For parallelogram angle problems, memorize this pattern: consecutive angles are supplementary, opposite angles are equal. When given one angle, you can immediately find its consecutive angle by subtracting from 180°. This relationship appears frequently on geometry sections, so practice identifying which angles are consecutive versus opposite in different parallelogram orientations.

This question tests your understanding of triangle angle relationships and exterior angles. When you see problems involving exterior angles, remember that they're closely connected to the interior angles of the triangle.

First, find the third interior angle of the triangle. Since all triangles have interior angles that sum to $$180°$$, you can calculate: $$180° - 45° - 67° = 68°$$. So the third angle measures $$68°$$.

Next, use the key relationship between interior and exterior angles: an exterior angle and its adjacent interior angle are supplementary, meaning they add up to $$180°$$. Therefore, the exterior angle adjacent to the third angle is: $$180° - 68° = 112°$$.

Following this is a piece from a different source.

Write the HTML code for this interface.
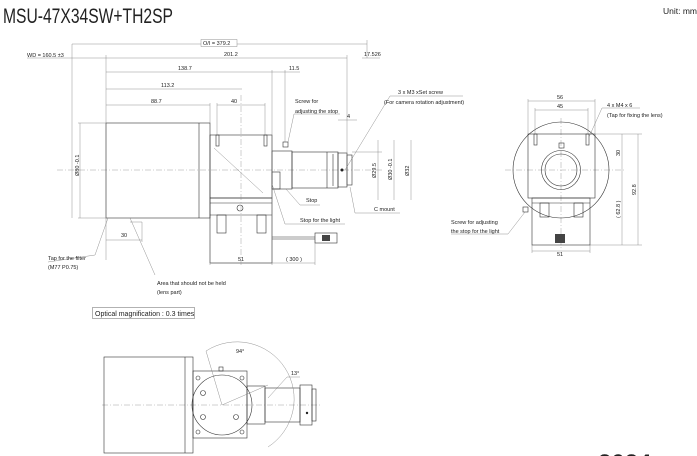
<!DOCTYPE html>
<html><head><meta charset="utf-8"><style>
html,body{margin:0;padding:0;background:#fff;width:697px;height:456px;overflow:hidden}
svg{display:block}
text{font-family:"Liberation Sans",sans-serif;fill:#222}
.s{font-size:5.5px}
.l{stroke:#333;stroke-width:0.6;fill:none}
.t{stroke:#777;stroke-width:0.4;fill:none}
.c{stroke:#888;stroke-width:0.4;fill:none;stroke-dasharray:6 2 1 2}
</style></head><body>
<svg width="697" height="456" viewBox="0 0 697 456" style="overflow:hidden">
<defs><clipPath id="cp"><rect x="0" y="0" width="697" height="456"/></clipPath></defs>
<g clip-path="url(#cp)">
<text x="3" y="23" font-size="21" textLength="170" lengthAdjust="spacingAndGlyphs">MSU-47X34SW+TH2SP</text>
<text x="663" y="14" font-size="8.5">Unit: mm</text>

<line class="c" x1="57" y1="170" x2="382" y2="170"/>
<rect class="l" x="106" y="123" width="104" height="95"/>
<line class="l" x1="199" y1="123" x2="199" y2="218"/>
<rect class="l" x="210" y="135" width="62" height="63"/>
<line class="t" x1="214" y1="148" x2="263" y2="193"/>
<rect class="l" x="216" y="135" width="3" height="11"/><rect class="l" x="264" y="135" width="3" height="11"/>
<rect class="l" x="210" y="198" width="62" height="65"/>
<line class="l" x1="210" y1="203" x2="272" y2="203"/>
<line class="l" x1="210" y1="215" x2="272" y2="215"/>
<rect class="l" x="217" y="215" width="9" height="18"/><rect class="l" x="257" y="215" width="9" height="18"/>
<circle class="l" cx="240" cy="208" r="3"/>
<line class="c" x1="241" y1="95" x2="241" y2="265"/>
<rect class="l" x="272" y="151" width="20" height="38"/>
<rect class="l" x="272" y="172" width="8" height="17"/>
<rect class="l" x="283" y="142" width="5" height="5"/>
<rect class="l" x="292" y="152" width="46" height="36"/>
<line class="l" x1="327" y1="152" x2="327" y2="188"/><line class="l" x1="333" y1="154" x2="333" y2="186"/>
<rect class="l" x="338" y="153" width="9" height="34"/>
<rect class="l" x="347" y="155" width="5" height="30"/>
<circle cx="342" cy="170" r="1.5" fill="#222"/>
<line class="t" x1="352" y1="152" x2="382" y2="152"/>
<line class="l" x1="272" y1="237" x2="315" y2="237"/><line class="l" x1="272" y1="239" x2="315" y2="239"/>
<rect class="l" x="315" y="233" width="22" height="10"/><rect fill="#444" x="322" y="235" width="8" height="6"/>

<g class="t">
<line x1="72" y1="44" x2="367" y2="44"/><line x1="72" y1="44" x2="72" y2="218"/><line x1="367" y1="40" x2="367" y2="58"/>
<line x1="27" y1="58" x2="347" y2="58"/><line x1="106" y1="55" x2="106" y2="260"/><line x1="347" y1="55" x2="347" y2="185"/>
<line x1="362" y1="58" x2="380" y2="58"/>
<line x1="106" y1="72" x2="300" y2="72"/><line x1="272" y1="70" x2="272" y2="265"/><line x1="285" y1="70" x2="285" y2="142"/>
<line x1="106" y1="89" x2="242" y2="89"/>
<line x1="106" y1="105" x2="210" y2="105"/><line x1="210" y1="103" x2="210" y2="123"/>
<line x1="217" y1="105" x2="265" y2="105"/><line x1="217" y1="103" x2="217" y2="135"/><line x1="265" y1="103" x2="265" y2="135"/>
<line x1="80" y1="123" x2="80" y2="218"/><line x1="78" y1="123" x2="106" y2="123"/><line x1="78" y1="218" x2="106" y2="218"/>
<line x1="106" y1="240" x2="142" y2="240"/><line x1="142" y1="222" x2="142" y2="242"/><line x1="130" y1="222" x2="142" y2="222"/>
<line x1="210" y1="263" x2="315" y2="263"/><line x1="210" y1="240" x2="210" y2="265"/><line x1="315" y1="240" x2="315" y2="265"/>
<line x1="338" y1="120" x2="357" y2="120"/>
<line x1="378" y1="140" x2="378" y2="200"/><line x1="394" y1="140" x2="394" y2="200"/><line x1="411" y1="140" x2="411" y2="200"/>
<polyline points="294,114 288,142"/><line x1="294" y1="114" x2="340" y2="114"/>
<polyline points="286,189 300,205 320,205"/>
<polyline points="272,184 285,224 345,224"/>
<polyline points="350,187 355,213 400,213"/>
<polyline points="345,170 390,96 463,96"/>
<polyline points="108,218 95,255 48,262"/>
<polyline points="130,218 155,275"/>
</g>
<g class="s">
<rect x="201" y="39.5" width="36" height="7" fill="#fff" stroke="#777" stroke-width="0.4"/>
<text x="203" y="45">O/I = 379.2</text>
<text x="27" y="57">WD = 160.5 ±3</text>
<text x="224" y="56">201.2</text>
<text x="364" y="56">17.526</text>
<text x="178" y="70">138.7</text>
<text x="289" y="70">11.5</text>
<text x="161" y="87">113.2</text>
<text x="151" y="103">88.7</text>
<text x="231" y="103">40</text>
<text x="295" y="103">Screw for</text>
<text x="295" y="113">adjusting the stop</text>
<text x="398" y="94">3 x M3 xSet screw</text>
<text x="384" y="104">(For camera rotation adjustment)</text>
<text x="347" y="118">4</text>
<text x="121" y="237">30</text>
<text x="48" y="260">Tap for the filter</text>
<text x="48" y="269">(M77  P0.75)</text>
<text x="157" y="285">Area that should not be held</text>
<text x="157" y="294">(lens part)</text>
<text x="306" y="202">Stop</text>
<text x="300" y="222">Stop for the light</text>
<text x="374" y="211">C mount</text>
<text x="238" y="261">51</text>
<text x="286" y="261">( 300 )</text>
<text transform="translate(79,176) rotate(-90)">Ø80 -0.1</text>
<text transform="translate(376,178) rotate(-90)">Ø29.5</text>
<text transform="translate(392,180) rotate(-90)">Ø30 -0.1</text>
<text transform="translate(409,176) rotate(-90)">Ø32</text>
</g>

<line class="c" x1="505" y1="170" x2="625" y2="170"/>
<line class="c" x1="561" y1="118" x2="561" y2="250"/>
<circle class="l" cx="561" cy="170" r="48"/>
<rect class="l" x="528" y="134" width="67" height="64" fill="#fff"/>
<circle class="l" cx="561" cy="170" r="19.5"/><circle class="l" cx="561" cy="170" r="16"/>
<rect class="l" x="559" y="143" width="5" height="5"/>
<rect class="l" x="534" y="134" width="3" height="11"/><rect class="l" x="586" y="134" width="3" height="11"/>
<rect class="l" x="532" y="198" width="58" height="47" fill="#fff"/>
<line class="l" x1="532" y1="203" x2="590" y2="203"/>
<rect class="l" x="540" y="203" width="9" height="14"/><rect class="l" x="574" y="203" width="9" height="14"/>
<rect class="l" x="523" y="207" width="5" height="5"/>
<rect fill="#444" x="555" y="234" width="10" height="9"/>
<g class="t">
<line x1="528" y1="101" x2="595" y2="101"/><line x1="528" y1="99" x2="528" y2="134"/><line x1="595" y1="99" x2="595" y2="134"/>
<line x1="535" y1="110" x2="588" y2="110"/><line x1="535" y1="108" x2="535" y2="134"/><line x1="588" y1="108" x2="588" y2="134"/>
<line x1="532" y1="251" x2="590" y2="251"/><line x1="532" y1="245" x2="532" y2="253"/><line x1="590" y1="245" x2="590" y2="253"/>
<line x1="622" y1="134" x2="622" y2="245"/><line x1="638" y1="134" x2="638" y2="245"/>
<line x1="595" y1="134" x2="642" y2="134"/><line x1="590" y1="245" x2="642" y2="245"/>
<polyline points="589,137 602,108 640,108"/>
<polyline points="525,212 508,234 451,234"/>
</g>
<g class="s">
<text x="557" y="99">56</text><text x="557" y="108">45</text><text x="557" y="256">51</text>
<text x="607" y="107">4 x M4 x 6</text>
<text x="607" y="117">(Tap for fixing the lens)</text>
<text x="451" y="224">Screw for adjusting</text>
<text x="451" y="233">the stop for the light</text>
<text transform="translate(620,156) rotate(-90)">30</text>
<text transform="translate(620,218) rotate(-90)">( 62.8 )</text>
<text transform="translate(636,195) rotate(-90)">92.8</text>
</g>

<rect x="92.5" y="307.5" width="102" height="11" fill="#fff" stroke="#666" stroke-width="0.5"/>
<text x="95" y="316" font-size="7">Optical magnification : 0.3 times</text>

<line class="c" x1="102" y1="405" x2="320" y2="405"/>
<rect class="l" x="104" y="357" width="89" height="96"/>
<line class="l" x1="185" y1="357" x2="185" y2="453"/>
<rect class="l" x="193" y="371" width="54" height="67"/>
<circle class="l" cx="222" cy="405" r="30"/>
<g class="l">
<circle cx="198" cy="378" r="2"/><circle cx="242" cy="378" r="2"/><circle cx="198" cy="432" r="2"/><circle cx="242" cy="432" r="2"/>
<circle cx="203" cy="393" r="2.5"/><circle cx="203" cy="417" r="2.5"/><circle cx="236" cy="417" r="2.5"/>
</g>
<rect class="l" x="219" y="367" width="4" height="4"/>
<rect class="l" x="247" y="386" width="18" height="38"/>
<rect class="l" x="265" y="388" width="35" height="34"/>
<rect class="l" x="300" y="385" width="12" height="40"/>
<rect class="l" x="312" y="389" width="4" height="32"/>
<circle cx="307" cy="413" r="1.2" fill="#222"/>
<g class="t">
<path d="M206,351 A56,56 0 0 1 268,447"/>
<line x1="222" y1="405" x2="206" y2="351"/>
<line x1="222" y1="405" x2="268" y2="385"/>
<polyline points="268,398 287,377 300,377"/>
</g>
<text class="s" x="236" y="353">94°</text>
<text class="s" x="291" y="375">13°</text>

<text x="598" y="471" font-size="24" font-weight="bold" fill="#111">2024</text>
</g>
</svg>
</body></html>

Looking at the wrong answers: Choice A ($$68°$$) is the measure of the third interior angle itself, not its exterior angle - this is a common trap for students who forget to take the final step. Choice C ($$135°$$) would be the exterior angle adjacent to the $$45°$$ angle ($$180° - 45° = 135°$$), showing confusion about which angle the question is asking about. Choice D ($$148°$$) would be the exterior angle adjacent to the $$32°$$ angle if someone incorrectly calculated the third angle as $$32°$$ instead of $$68°$$.

The correct answer is B.

Remember this two-step approach: first find any missing interior angles using the $$180°$$ triangle sum, then subtract the relevant interior angle from $$180°$$ to find its adjacent exterior angle.